[start]

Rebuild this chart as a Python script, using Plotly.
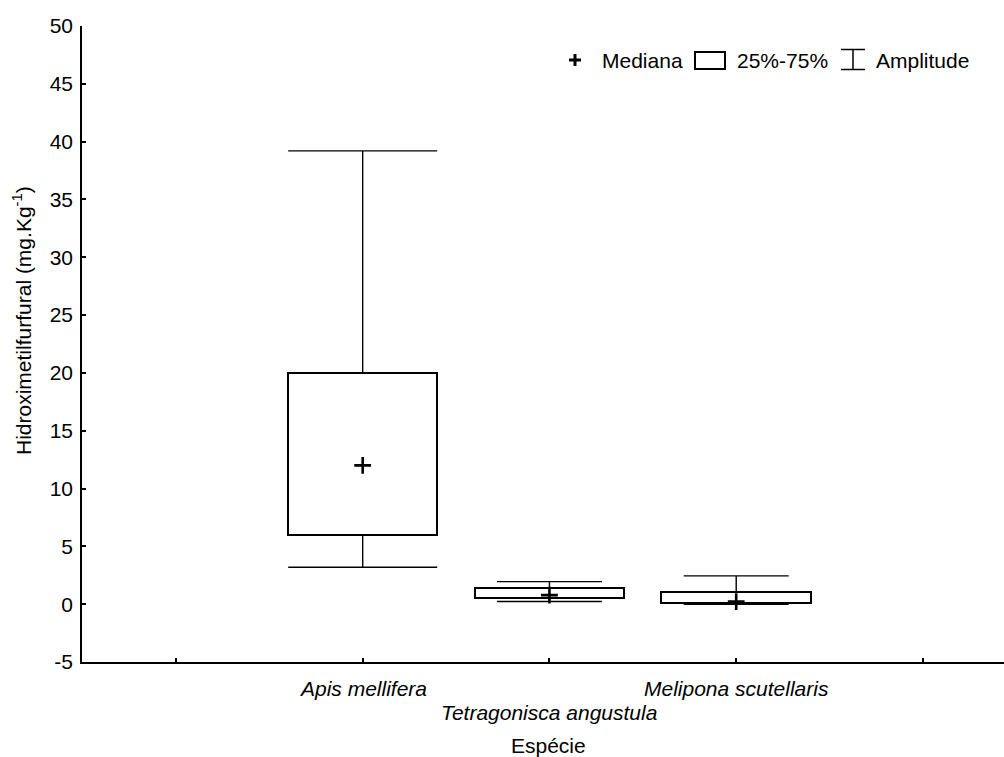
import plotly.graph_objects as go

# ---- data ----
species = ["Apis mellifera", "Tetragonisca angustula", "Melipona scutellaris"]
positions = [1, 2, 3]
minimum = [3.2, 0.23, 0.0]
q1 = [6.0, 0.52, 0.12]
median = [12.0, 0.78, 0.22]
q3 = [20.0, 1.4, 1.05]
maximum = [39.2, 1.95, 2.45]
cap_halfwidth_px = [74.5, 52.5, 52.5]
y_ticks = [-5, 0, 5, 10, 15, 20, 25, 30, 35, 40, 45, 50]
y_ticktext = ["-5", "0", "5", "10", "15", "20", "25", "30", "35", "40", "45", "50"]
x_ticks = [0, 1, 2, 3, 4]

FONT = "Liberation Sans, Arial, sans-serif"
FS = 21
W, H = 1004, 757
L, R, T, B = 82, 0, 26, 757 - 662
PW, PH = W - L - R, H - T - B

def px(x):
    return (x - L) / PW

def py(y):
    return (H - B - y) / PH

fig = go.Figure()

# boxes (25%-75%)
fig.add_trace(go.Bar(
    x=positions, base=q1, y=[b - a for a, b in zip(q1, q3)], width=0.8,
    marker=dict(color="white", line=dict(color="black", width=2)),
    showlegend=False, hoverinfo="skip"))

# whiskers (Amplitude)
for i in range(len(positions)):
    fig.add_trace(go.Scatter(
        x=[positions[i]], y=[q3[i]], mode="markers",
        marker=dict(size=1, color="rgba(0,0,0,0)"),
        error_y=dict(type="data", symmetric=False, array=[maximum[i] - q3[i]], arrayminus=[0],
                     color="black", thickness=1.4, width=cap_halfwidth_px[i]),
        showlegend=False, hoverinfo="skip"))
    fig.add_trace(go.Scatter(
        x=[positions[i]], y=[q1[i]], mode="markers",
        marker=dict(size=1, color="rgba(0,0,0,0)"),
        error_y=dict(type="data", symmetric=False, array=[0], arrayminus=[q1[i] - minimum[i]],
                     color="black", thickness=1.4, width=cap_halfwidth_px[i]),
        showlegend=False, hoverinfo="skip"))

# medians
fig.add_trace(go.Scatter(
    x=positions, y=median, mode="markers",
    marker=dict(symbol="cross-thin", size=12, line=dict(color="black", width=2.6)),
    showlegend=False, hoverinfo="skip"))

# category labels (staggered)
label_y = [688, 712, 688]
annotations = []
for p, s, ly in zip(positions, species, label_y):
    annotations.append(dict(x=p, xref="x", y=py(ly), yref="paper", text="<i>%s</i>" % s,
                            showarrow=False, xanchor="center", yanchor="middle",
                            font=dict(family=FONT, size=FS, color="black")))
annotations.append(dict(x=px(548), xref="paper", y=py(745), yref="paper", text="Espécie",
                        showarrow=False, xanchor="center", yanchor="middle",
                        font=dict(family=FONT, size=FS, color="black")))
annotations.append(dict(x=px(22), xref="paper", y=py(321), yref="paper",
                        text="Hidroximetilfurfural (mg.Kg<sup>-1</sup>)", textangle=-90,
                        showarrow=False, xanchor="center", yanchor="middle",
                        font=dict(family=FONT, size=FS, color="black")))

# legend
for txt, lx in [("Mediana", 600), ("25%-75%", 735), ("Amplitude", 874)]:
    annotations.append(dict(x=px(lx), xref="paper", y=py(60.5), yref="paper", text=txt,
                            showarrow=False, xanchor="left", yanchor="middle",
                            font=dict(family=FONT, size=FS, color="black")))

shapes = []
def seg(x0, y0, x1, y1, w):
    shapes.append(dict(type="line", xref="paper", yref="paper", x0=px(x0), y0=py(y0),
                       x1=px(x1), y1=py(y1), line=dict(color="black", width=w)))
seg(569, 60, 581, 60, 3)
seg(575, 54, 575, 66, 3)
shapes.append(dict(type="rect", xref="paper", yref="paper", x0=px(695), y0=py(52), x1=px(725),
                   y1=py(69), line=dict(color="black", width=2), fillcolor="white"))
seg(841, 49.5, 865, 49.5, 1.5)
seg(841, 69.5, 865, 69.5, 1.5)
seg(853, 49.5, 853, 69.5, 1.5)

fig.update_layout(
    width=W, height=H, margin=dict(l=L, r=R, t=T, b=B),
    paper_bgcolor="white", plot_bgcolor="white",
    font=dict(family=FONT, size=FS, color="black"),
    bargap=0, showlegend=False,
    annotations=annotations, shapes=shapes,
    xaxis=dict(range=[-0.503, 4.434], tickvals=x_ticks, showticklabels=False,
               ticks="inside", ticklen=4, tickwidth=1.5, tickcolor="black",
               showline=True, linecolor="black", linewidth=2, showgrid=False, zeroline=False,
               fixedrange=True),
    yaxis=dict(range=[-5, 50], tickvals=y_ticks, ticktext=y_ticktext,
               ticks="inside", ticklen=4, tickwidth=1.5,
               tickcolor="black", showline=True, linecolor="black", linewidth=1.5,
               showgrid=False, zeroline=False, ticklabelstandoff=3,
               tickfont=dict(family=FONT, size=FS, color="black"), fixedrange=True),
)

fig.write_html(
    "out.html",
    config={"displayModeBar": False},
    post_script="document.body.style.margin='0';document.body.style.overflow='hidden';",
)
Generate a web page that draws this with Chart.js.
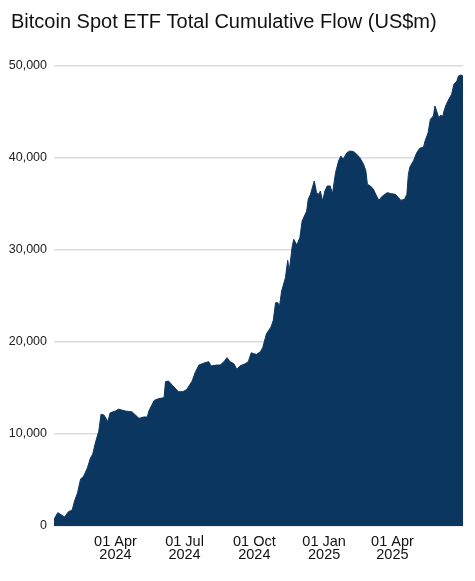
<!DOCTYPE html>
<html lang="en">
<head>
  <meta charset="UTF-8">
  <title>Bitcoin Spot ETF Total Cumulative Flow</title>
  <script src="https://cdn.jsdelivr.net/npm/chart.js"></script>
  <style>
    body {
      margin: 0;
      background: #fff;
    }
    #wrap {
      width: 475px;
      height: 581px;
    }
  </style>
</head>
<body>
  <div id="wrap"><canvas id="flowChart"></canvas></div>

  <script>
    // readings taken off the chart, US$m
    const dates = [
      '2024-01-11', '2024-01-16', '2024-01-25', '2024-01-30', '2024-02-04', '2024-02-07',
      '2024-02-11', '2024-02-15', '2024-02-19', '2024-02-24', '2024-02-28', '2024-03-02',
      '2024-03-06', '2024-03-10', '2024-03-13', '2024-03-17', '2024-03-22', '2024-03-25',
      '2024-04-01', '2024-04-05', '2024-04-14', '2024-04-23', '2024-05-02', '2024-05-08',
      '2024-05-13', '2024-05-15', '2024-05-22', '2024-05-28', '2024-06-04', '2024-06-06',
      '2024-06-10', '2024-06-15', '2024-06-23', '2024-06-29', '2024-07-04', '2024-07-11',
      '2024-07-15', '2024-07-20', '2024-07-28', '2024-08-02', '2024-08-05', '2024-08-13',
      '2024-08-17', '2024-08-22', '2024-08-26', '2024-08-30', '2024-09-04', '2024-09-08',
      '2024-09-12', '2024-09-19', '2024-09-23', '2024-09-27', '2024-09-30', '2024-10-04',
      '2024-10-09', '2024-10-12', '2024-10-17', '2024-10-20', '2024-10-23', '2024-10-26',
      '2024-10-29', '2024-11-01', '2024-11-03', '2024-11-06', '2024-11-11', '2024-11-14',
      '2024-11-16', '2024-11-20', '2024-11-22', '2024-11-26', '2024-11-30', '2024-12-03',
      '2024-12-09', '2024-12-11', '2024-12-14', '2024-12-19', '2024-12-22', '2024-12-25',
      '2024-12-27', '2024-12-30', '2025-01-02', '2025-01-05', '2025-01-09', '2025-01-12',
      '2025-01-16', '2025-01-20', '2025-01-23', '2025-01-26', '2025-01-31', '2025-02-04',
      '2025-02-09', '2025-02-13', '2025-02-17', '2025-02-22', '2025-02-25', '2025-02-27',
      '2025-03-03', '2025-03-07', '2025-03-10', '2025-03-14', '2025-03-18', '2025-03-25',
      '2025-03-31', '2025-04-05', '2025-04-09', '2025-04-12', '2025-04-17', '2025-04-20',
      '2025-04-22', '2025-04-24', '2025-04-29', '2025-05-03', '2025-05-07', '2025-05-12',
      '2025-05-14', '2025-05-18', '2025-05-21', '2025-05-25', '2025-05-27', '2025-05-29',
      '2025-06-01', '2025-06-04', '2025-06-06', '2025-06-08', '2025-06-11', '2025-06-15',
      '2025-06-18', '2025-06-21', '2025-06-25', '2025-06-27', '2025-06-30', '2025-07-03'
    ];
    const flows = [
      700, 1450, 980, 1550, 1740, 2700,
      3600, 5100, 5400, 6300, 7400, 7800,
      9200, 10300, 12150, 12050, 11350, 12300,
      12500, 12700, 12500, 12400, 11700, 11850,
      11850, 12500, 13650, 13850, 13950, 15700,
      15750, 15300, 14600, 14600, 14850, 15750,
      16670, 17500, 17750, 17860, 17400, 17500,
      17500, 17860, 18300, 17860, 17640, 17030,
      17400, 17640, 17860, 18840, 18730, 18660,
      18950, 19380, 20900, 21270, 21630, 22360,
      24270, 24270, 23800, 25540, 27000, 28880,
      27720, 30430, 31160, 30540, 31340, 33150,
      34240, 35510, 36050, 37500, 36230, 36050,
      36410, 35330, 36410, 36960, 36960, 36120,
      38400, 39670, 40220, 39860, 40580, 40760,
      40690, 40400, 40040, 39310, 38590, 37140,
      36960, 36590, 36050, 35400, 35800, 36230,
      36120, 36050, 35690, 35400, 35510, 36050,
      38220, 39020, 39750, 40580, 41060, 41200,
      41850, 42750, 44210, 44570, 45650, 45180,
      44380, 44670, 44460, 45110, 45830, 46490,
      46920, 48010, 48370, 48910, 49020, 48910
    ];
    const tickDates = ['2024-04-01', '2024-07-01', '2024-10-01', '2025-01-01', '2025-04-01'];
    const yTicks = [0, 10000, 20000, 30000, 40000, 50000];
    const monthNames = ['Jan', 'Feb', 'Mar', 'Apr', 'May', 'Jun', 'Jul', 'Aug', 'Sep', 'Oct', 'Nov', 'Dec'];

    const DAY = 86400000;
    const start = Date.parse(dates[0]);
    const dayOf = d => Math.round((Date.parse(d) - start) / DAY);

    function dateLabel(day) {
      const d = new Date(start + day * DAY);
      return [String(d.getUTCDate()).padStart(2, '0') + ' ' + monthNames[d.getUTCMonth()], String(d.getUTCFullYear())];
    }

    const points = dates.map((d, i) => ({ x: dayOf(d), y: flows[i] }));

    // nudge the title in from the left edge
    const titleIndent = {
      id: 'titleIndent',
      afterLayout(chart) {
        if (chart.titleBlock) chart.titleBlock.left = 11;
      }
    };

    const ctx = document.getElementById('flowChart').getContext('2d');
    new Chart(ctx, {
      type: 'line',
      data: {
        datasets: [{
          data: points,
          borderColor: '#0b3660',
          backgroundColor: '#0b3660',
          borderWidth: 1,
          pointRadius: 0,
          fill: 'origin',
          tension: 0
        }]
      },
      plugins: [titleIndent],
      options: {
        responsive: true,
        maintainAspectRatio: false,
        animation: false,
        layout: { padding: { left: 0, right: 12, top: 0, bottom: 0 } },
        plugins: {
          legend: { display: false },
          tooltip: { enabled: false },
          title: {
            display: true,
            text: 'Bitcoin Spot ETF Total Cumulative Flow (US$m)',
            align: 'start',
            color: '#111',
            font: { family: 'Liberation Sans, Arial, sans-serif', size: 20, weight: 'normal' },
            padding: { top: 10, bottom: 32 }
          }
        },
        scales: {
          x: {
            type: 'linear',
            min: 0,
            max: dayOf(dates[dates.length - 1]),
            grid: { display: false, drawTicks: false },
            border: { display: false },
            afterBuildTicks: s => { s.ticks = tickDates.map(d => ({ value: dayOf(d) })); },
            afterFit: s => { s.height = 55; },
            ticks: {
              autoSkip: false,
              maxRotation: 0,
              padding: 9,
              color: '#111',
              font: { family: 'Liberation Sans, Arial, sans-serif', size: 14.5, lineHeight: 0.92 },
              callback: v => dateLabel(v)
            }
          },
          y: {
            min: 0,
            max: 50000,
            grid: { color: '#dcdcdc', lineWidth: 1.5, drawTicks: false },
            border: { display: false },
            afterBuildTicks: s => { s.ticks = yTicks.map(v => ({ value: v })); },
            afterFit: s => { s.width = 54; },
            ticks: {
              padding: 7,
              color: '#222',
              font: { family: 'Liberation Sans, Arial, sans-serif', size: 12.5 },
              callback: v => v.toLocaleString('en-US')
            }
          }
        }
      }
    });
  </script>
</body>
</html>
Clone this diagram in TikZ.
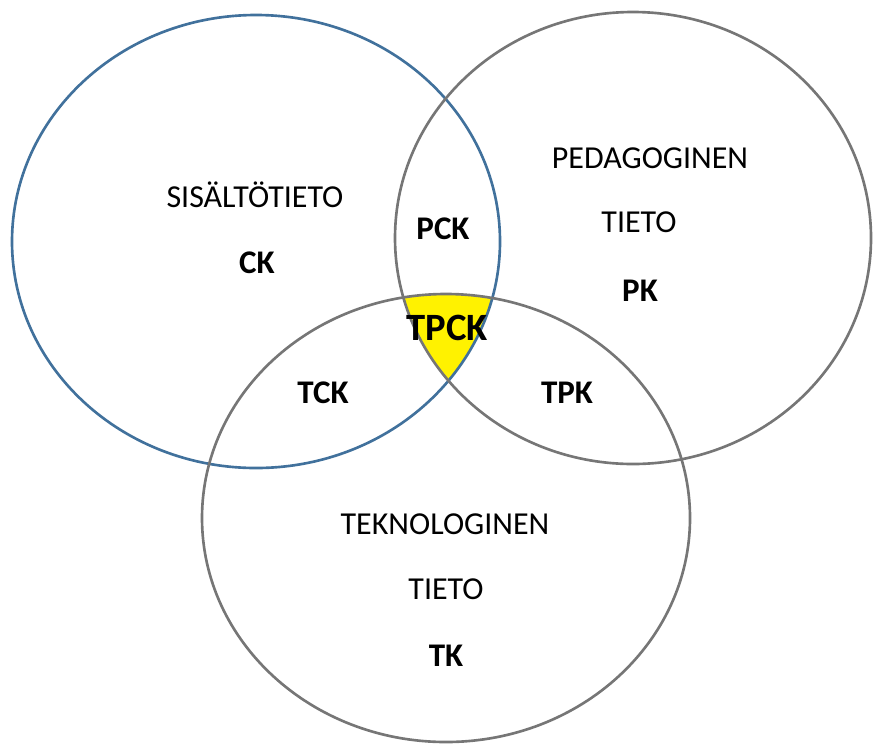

[end]

YOUR TASK:
A single figure is required: the number of lines above in which the word "this" occurs.

CORRECT RESPONSE:
3